TO BE DONE -
Return the data exactly, with all pictures removed.
##############################
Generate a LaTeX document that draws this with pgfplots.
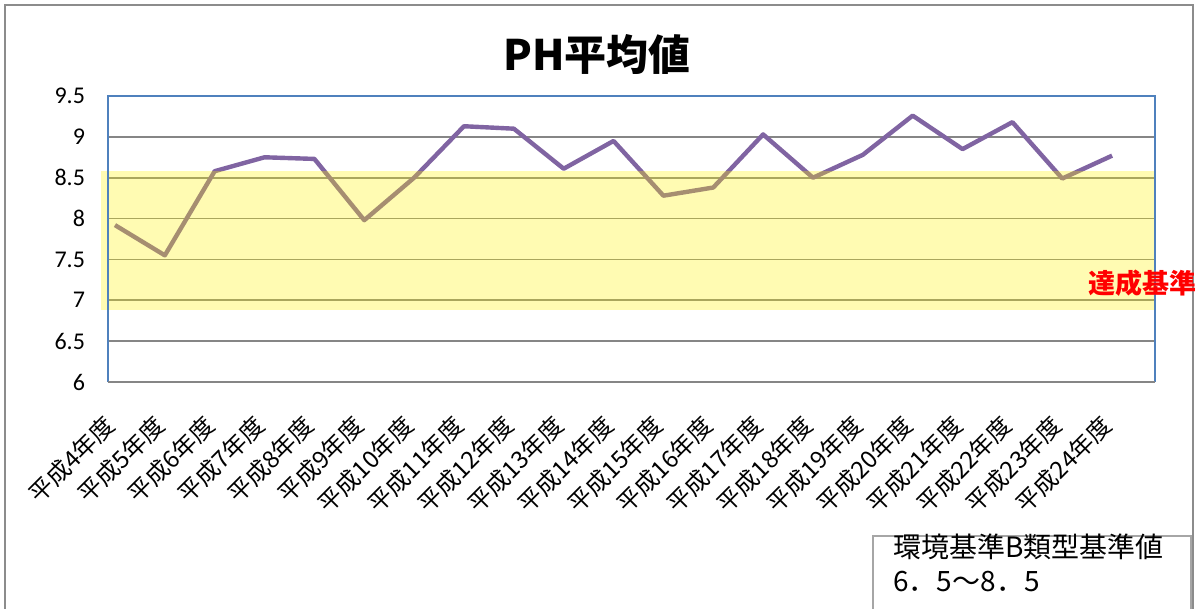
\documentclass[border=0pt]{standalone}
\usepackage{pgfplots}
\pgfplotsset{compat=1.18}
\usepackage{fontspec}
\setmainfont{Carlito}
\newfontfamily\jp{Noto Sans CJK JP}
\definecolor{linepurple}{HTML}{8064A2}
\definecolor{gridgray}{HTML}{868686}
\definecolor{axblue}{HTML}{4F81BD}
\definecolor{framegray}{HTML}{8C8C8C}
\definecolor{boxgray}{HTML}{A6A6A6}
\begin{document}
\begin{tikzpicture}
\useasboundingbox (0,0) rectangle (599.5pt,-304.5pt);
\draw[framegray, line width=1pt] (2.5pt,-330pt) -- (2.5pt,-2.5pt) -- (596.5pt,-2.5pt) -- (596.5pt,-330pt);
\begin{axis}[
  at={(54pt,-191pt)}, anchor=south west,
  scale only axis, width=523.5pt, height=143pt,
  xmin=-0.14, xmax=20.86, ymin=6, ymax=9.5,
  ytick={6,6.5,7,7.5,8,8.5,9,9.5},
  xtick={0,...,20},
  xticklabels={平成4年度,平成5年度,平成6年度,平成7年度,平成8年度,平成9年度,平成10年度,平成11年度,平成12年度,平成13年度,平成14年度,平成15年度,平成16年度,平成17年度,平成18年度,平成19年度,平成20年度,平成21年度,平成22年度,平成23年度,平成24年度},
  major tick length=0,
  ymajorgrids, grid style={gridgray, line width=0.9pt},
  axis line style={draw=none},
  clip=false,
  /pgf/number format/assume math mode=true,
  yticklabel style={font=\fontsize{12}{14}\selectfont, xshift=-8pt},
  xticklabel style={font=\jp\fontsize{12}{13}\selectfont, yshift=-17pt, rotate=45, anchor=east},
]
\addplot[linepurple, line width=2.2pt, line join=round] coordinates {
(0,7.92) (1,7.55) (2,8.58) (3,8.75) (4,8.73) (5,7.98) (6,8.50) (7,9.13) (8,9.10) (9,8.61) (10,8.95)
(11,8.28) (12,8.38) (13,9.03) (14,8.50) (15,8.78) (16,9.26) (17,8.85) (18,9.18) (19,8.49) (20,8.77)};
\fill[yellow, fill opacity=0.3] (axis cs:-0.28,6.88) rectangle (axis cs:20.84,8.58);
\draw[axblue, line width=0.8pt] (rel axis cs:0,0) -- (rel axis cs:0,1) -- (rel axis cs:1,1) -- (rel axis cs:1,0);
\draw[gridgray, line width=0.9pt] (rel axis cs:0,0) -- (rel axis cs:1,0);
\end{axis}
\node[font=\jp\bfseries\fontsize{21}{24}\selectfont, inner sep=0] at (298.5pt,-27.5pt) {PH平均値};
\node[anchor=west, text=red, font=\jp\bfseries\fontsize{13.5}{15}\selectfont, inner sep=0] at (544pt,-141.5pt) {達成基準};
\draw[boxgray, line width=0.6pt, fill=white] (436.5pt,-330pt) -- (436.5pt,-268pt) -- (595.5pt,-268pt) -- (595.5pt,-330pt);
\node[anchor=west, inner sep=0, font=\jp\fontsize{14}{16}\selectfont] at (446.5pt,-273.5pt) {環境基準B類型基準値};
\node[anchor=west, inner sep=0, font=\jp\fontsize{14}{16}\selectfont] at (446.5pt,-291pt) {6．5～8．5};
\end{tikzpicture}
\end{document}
##############################
ANSWER TO THE TASK -
Generate a LaTeX document that draws this with pgfplots.
\documentclass[border=0pt]{standalone}
\usepackage{pgfplots}
\pgfplotsset{compat=1.18}
\usepackage{fontspec}
\setmainfont{Carlito}
\newfontfamily\jp{Noto Sans CJK JP}
\definecolor{linepurple}{HTML}{8064A2}
\definecolor{gridgray}{HTML}{868686}
\definecolor{axblue}{HTML}{4F81BD}
\definecolor{framegray}{HTML}{8C8C8C}
\definecolor{boxgray}{HTML}{A6A6A6}
\begin{document}
\begin{tikzpicture}
\useasboundingbox (0,0) rectangle (599.5pt,-304.5pt);
\draw[framegray, line width=1pt] (2.5pt,-330pt) -- (2.5pt,-2.5pt) -- (596.5pt,-2.5pt) -- (596.5pt,-330pt);
\begin{axis}[
  at={(54pt,-191pt)}, anchor=south west,
  scale only axis, width=523.5pt, height=143pt,
  xmin=-0.14, xmax=20.86, ymin=6, ymax=9.5,
  ytick={6,6.5,7,7.5,8,8.5,9,9.5},
  xtick={0,...,20},
  xticklabels={平成4年度,平成5年度,平成6年度,平成7年度,平成8年度,平成9年度,平成10年度,平成11年度,平成12年度,平成13年度,平成14年度,平成15年度,平成16年度,平成17年度,平成18年度,平成19年度,平成20年度,平成21年度,平成22年度,平成23年度,平成24年度},
  major tick length=0,
  ymajorgrids, grid style={gridgray, line width=0.9pt},
  axis line style={draw=none},
  clip=false,
  /pgf/number format/assume math mode=true,
  yticklabel style={font=\fontsize{12}{14}\selectfont, xshift=-8pt},
  xticklabel style={font=\jp\fontsize{12}{13}\selectfont, yshift=-17pt, rotate=45, anchor=east},
]
\addplot[linepurple, line width=2.2pt, line join=round] coordinates {
(0,7.92) (1,7.55) (2,8.58) (3,8.75) (4,8.73) (5,7.98) (6,8.50) (7,9.13) (8,9.10) (9,8.61) (10,8.95)
(11,8.28) (12,8.38) (13,9.03) (14,8.50) (15,8.78) (16,9.26) (17,8.85) (18,9.18) (19,8.49) (20,8.77)};
\fill[yellow, fill opacity=0.3] (axis cs:-0.28,6.88) rectangle (axis cs:20.84,8.58);
\draw[axblue, line width=0.8pt] (rel axis cs:0,0) -- (rel axis cs:0,1) -- (rel axis cs:1,1) -- (rel axis cs:1,0);
\draw[gridgray, line width=0.9pt] (rel axis cs:0,0) -- (rel axis cs:1,0);
\end{axis}
\node[font=\jp\bfseries\fontsize{21}{24}\selectfont, inner sep=0] at (298.5pt,-27.5pt) {PH平均値};
\node[anchor=west, text=red, font=\jp\bfseries\fontsize{13.5}{15}\selectfont, inner sep=0] at (544pt,-141.5pt) {達成基準};
\draw[boxgray, line width=0.6pt, fill=white] (436.5pt,-330pt) -- (436.5pt,-268pt) -- (595.5pt,-268pt) -- (595.5pt,-330pt);
\node[anchor=west, inner sep=0, font=\jp\fontsize{14}{16}\selectfont] at (446.5pt,-273.5pt) {環境基準B類型基準値};
\node[anchor=west, inner sep=0, font=\jp\fontsize{14}{16}\selectfont] at (446.5pt,-291pt) {6．5～8．5};
\end{tikzpicture}
\end{document}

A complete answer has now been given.